- Task details: Pictures stay out of the copy; set down each line of the listing below exactly.

- Stored data:
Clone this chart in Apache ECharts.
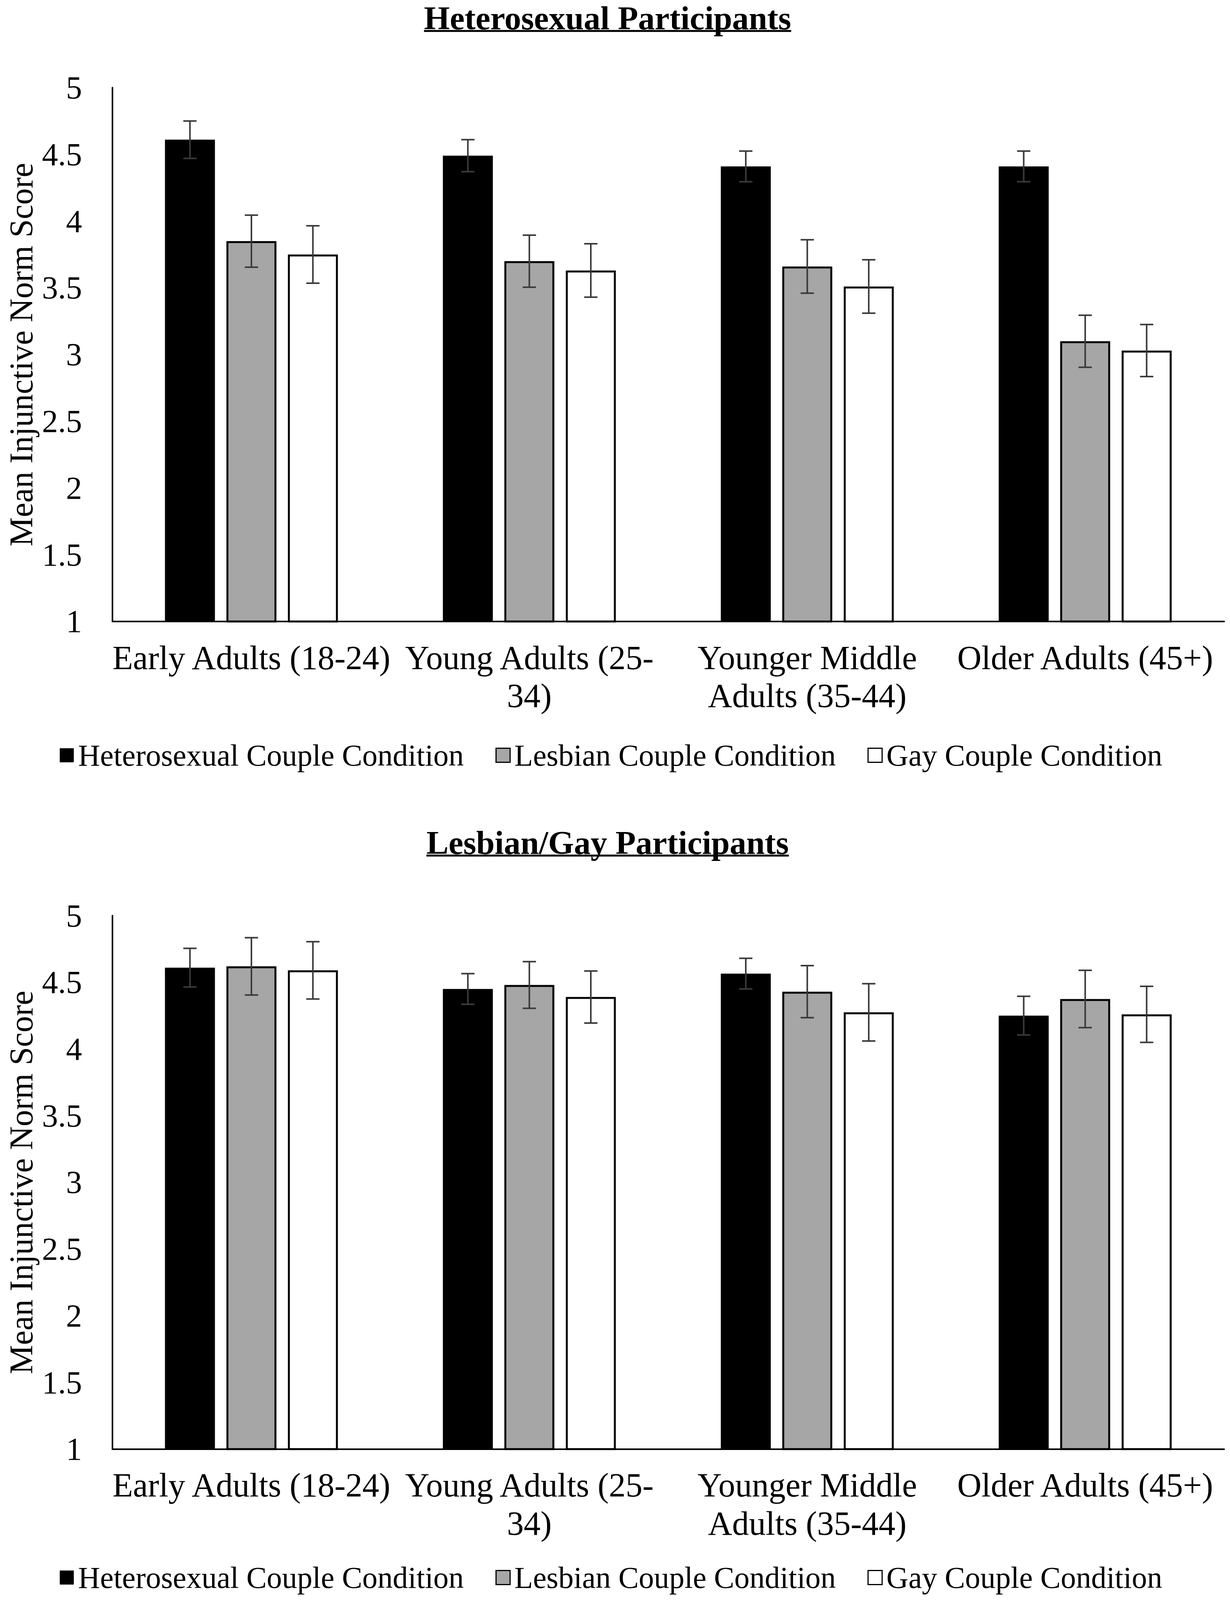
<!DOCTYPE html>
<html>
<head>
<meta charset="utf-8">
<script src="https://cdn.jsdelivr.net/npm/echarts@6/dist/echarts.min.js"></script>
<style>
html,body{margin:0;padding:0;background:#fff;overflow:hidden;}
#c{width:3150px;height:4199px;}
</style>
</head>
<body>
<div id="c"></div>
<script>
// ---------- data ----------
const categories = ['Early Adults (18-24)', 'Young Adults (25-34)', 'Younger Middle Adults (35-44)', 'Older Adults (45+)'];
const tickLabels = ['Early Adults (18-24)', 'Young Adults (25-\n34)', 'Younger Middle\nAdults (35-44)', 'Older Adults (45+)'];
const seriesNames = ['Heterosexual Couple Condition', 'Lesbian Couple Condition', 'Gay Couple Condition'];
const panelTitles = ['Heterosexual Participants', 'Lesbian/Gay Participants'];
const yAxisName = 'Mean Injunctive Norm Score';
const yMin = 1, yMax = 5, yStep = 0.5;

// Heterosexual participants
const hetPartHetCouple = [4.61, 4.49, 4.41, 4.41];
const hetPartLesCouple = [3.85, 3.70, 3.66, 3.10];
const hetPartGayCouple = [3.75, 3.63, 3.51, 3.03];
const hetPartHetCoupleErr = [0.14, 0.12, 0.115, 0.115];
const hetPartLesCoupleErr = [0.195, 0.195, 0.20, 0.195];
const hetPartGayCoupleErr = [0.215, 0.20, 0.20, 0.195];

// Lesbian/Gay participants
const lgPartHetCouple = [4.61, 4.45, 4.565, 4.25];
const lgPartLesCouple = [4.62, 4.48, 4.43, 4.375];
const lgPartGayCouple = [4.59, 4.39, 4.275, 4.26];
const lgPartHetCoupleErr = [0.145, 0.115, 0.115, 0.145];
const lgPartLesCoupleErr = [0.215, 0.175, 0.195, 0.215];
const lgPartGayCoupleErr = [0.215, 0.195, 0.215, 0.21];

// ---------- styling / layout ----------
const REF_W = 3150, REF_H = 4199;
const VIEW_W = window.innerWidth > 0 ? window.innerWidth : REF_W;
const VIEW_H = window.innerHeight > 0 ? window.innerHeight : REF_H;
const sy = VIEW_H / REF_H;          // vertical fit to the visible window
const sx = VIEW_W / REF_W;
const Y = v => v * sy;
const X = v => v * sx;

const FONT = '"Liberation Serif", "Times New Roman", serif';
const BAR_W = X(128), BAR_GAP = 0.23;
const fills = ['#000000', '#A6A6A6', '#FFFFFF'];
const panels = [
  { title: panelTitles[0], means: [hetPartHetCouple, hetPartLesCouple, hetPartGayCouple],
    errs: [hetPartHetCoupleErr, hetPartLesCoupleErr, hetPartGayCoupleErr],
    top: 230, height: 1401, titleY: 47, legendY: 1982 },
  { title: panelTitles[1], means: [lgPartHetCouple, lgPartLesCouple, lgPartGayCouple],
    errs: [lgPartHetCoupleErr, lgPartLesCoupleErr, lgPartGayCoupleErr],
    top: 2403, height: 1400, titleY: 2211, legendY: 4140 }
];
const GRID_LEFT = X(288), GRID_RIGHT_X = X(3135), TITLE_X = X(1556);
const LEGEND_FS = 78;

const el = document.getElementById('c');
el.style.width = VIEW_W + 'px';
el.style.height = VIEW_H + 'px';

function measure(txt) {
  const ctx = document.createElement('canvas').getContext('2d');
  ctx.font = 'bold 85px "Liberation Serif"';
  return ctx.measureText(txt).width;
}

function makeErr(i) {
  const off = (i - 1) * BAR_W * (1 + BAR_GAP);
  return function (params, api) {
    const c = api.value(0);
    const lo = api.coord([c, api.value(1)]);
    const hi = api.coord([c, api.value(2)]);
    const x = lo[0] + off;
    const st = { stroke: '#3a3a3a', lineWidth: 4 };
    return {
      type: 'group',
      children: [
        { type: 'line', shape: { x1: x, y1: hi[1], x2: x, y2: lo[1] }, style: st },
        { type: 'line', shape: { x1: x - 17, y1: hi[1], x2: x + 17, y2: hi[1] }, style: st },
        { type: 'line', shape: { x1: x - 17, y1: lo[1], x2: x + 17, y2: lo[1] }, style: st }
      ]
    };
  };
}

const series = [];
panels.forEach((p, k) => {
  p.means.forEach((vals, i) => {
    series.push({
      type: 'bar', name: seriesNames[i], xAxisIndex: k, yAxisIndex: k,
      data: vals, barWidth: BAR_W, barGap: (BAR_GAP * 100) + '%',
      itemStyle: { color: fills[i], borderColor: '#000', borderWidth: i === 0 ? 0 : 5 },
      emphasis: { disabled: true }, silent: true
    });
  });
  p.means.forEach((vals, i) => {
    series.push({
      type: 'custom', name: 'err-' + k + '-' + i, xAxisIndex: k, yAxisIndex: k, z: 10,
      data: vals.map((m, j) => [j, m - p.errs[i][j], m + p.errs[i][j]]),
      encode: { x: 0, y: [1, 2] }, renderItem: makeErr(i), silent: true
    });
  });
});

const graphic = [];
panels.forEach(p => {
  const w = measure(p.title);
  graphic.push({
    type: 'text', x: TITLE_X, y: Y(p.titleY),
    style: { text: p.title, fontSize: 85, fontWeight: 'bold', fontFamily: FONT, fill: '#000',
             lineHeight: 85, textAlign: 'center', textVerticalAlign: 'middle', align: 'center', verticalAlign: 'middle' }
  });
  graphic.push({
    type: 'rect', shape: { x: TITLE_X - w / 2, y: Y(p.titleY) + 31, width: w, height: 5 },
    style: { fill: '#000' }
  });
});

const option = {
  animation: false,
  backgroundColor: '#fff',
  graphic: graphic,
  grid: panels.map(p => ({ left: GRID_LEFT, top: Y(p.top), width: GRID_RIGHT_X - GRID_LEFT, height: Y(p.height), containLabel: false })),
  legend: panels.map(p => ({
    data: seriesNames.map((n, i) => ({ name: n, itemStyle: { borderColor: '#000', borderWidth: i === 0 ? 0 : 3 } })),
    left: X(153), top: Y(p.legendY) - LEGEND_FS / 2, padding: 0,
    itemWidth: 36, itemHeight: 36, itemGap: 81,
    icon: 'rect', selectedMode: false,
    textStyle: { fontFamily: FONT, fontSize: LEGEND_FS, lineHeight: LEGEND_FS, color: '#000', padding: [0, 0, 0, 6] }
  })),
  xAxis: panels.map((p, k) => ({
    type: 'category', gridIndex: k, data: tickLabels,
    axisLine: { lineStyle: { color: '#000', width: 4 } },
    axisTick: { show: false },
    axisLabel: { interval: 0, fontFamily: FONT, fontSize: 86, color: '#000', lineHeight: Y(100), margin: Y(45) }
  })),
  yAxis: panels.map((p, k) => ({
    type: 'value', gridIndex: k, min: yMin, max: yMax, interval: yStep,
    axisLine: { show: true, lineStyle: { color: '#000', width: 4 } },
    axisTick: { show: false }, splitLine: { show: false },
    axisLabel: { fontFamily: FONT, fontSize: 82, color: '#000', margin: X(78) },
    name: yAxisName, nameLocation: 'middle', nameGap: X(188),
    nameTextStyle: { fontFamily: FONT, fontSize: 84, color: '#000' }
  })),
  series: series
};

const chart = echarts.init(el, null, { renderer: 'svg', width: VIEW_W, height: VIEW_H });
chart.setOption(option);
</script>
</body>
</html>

- Written response:
Clone this chart in Apache ECharts.
<!DOCTYPE html>
<html>
<head>
<meta charset="utf-8">
<script src="https://cdn.jsdelivr.net/npm/echarts@6/dist/echarts.min.js"></script>
<style>
html,body{margin:0;padding:0;background:#fff;overflow:hidden;}
#c{width:3150px;height:4199px;}
</style>
</head>
<body>
<div id="c"></div>
<script>
// ---------- data ----------
const categories = ['Early Adults (18-24)', 'Young Adults (25-34)', 'Younger Middle Adults (35-44)', 'Older Adults (45+)'];
const tickLabels = ['Early Adults (18-24)', 'Young Adults (25-\n34)', 'Younger Middle\nAdults (35-44)', 'Older Adults (45+)'];
const seriesNames = ['Heterosexual Couple Condition', 'Lesbian Couple Condition', 'Gay Couple Condition'];
const panelTitles = ['Heterosexual Participants', 'Lesbian/Gay Participants'];
const yAxisName = 'Mean Injunctive Norm Score';
const yMin = 1, yMax = 5, yStep = 0.5;

// Heterosexual participants
const hetPartHetCouple = [4.61, 4.49, 4.41, 4.41];
const hetPartLesCouple = [3.85, 3.70, 3.66, 3.10];
const hetPartGayCouple = [3.75, 3.63, 3.51, 3.03];
const hetPartHetCoupleErr = [0.14, 0.12, 0.115, 0.115];
const hetPartLesCoupleErr = [0.195, 0.195, 0.20, 0.195];
const hetPartGayCoupleErr = [0.215, 0.20, 0.20, 0.195];

// Lesbian/Gay participants
const lgPartHetCouple = [4.61, 4.45, 4.565, 4.25];
const lgPartLesCouple = [4.62, 4.48, 4.43, 4.375];
const lgPartGayCouple = [4.59, 4.39, 4.275, 4.26];
const lgPartHetCoupleErr = [0.145, 0.115, 0.115, 0.145];
const lgPartLesCoupleErr = [0.215, 0.175, 0.195, 0.215];
const lgPartGayCoupleErr = [0.215, 0.195, 0.215, 0.21];

// ---------- styling / layout ----------
const REF_W = 3150, REF_H = 4199;
const VIEW_W = window.innerWidth > 0 ? window.innerWidth : REF_W;
const VIEW_H = window.innerHeight > 0 ? window.innerHeight : REF_H;
const sy = VIEW_H / REF_H;          // vertical fit to the visible window
const sx = VIEW_W / REF_W;
const Y = v => v * sy;
const X = v => v * sx;

const FONT = '"Liberation Serif", "Times New Roman", serif';
const BAR_W = X(128), BAR_GAP = 0.23;
const fills = ['#000000', '#A6A6A6', '#FFFFFF'];
const panels = [
  { title: panelTitles[0], means: [hetPartHetCouple, hetPartLesCouple, hetPartGayCouple],
    errs: [hetPartHetCoupleErr, hetPartLesCoupleErr, hetPartGayCoupleErr],
    top: 230, height: 1401, titleY: 47, legendY: 1982 },
  { title: panelTitles[1], means: [lgPartHetCouple, lgPartLesCouple, lgPartGayCouple],
    errs: [lgPartHetCoupleErr, lgPartLesCoupleErr, lgPartGayCoupleErr],
    top: 2403, height: 1400, titleY: 2211, legendY: 4140 }
];
const GRID_LEFT = X(288), GRID_RIGHT_X = X(3135), TITLE_X = X(1556);
const LEGEND_FS = 78;

const el = document.getElementById('c');
el.style.width = VIEW_W + 'px';
el.style.height = VIEW_H + 'px';

function measure(txt) {
  const ctx = document.createElement('canvas').getContext('2d');
  ctx.font = 'bold 85px "Liberation Serif"';
  return ctx.measureText(txt).width;
}

function makeErr(i) {
  const off = (i - 1) * BAR_W * (1 + BAR_GAP);
  return function (params, api) {
    const c = api.value(0);
    const lo = api.coord([c, api.value(1)]);
    const hi = api.coord([c, api.value(2)]);
    const x = lo[0] + off;
    const st = { stroke: '#3a3a3a', lineWidth: 4 };
    return {
      type: 'group',
      children: [
        { type: 'line', shape: { x1: x, y1: hi[1], x2: x, y2: lo[1] }, style: st },
        { type: 'line', shape: { x1: x - 17, y1: hi[1], x2: x + 17, y2: hi[1] }, style: st },
        { type: 'line', shape: { x1: x - 17, y1: lo[1], x2: x + 17, y2: lo[1] }, style: st }
      ]
    };
  };
}

const series = [];
panels.forEach((p, k) => {
  p.means.forEach((vals, i) => {
    series.push({
      type: 'bar', name: seriesNames[i], xAxisIndex: k, yAxisIndex: k,
      data: vals, barWidth: BAR_W, barGap: (BAR_GAP * 100) + '%',
      itemStyle: { color: fills[i], borderColor: '#000', borderWidth: i === 0 ? 0 : 5 },
      emphasis: { disabled: true }, silent: true
    });
  });
  p.means.forEach((vals, i) => {
    series.push({
      type: 'custom', name: 'err-' + k + '-' + i, xAxisIndex: k, yAxisIndex: k, z: 10,
      data: vals.map((m, j) => [j, m - p.errs[i][j], m + p.errs[i][j]]),
      encode: { x: 0, y: [1, 2] }, renderItem: makeErr(i), silent: true
    });
  });
});

const graphic = [];
panels.forEach(p => {
  const w = measure(p.title);
  graphic.push({
    type: 'text', x: TITLE_X, y: Y(p.titleY),
    style: { text: p.title, fontSize: 85, fontWeight: 'bold', fontFamily: FONT, fill: '#000',
             lineHeight: 85, textAlign: 'center', textVerticalAlign: 'middle', align: 'center', verticalAlign: 'middle' }
  });
  graphic.push({
    type: 'rect', shape: { x: TITLE_X - w / 2, y: Y(p.titleY) + 31, width: w, height: 5 },
    style: { fill: '#000' }
  });
});

const option = {
  animation: false,
  backgroundColor: '#fff',
  graphic: graphic,
  grid: panels.map(p => ({ left: GRID_LEFT, top: Y(p.top), width: GRID_RIGHT_X - GRID_LEFT, height: Y(p.height), containLabel: false })),
  legend: panels.map(p => ({
    data: seriesNames.map((n, i) => ({ name: n, itemStyle: { borderColor: '#000', borderWidth: i === 0 ? 0 : 3 } })),
    left: X(153), top: Y(p.legendY) - LEGEND_FS / 2, padding: 0,
    itemWidth: 36, itemHeight: 36, itemGap: 81,
    icon: 'rect', selectedMode: false,
    textStyle: { fontFamily: FONT, fontSize: LEGEND_FS, lineHeight: LEGEND_FS, color: '#000', padding: [0, 0, 0, 6] }
  })),
  xAxis: panels.map((p, k) => ({
    type: 'category', gridIndex: k, data: tickLabels,
    axisLine: { lineStyle: { color: '#000', width: 4 } },
    axisTick: { show: false },
    axisLabel: { interval: 0, fontFamily: FONT, fontSize: 86, color: '#000', lineHeight: Y(100), margin: Y(45) }
  })),
  yAxis: panels.map((p, k) => ({
    type: 'value', gridIndex: k, min: yMin, max: yMax, interval: yStep,
    axisLine: { show: true, lineStyle: { color: '#000', width: 4 } },
    axisTick: { show: false }, splitLine: { show: false },
    axisLabel: { fontFamily: FONT, fontSize: 82, color: '#000', margin: X(78) },
    name: yAxisName, nameLocation: 'middle', nameGap: X(188),
    nameTextStyle: { fontFamily: FONT, fontSize: 84, color: '#000' }
  })),
  series: series
};

const chart = echarts.init(el, null, { renderer: 'svg', width: VIEW_W, height: VIEW_H });
chart.setOption(option);
</script>
</body>
</html>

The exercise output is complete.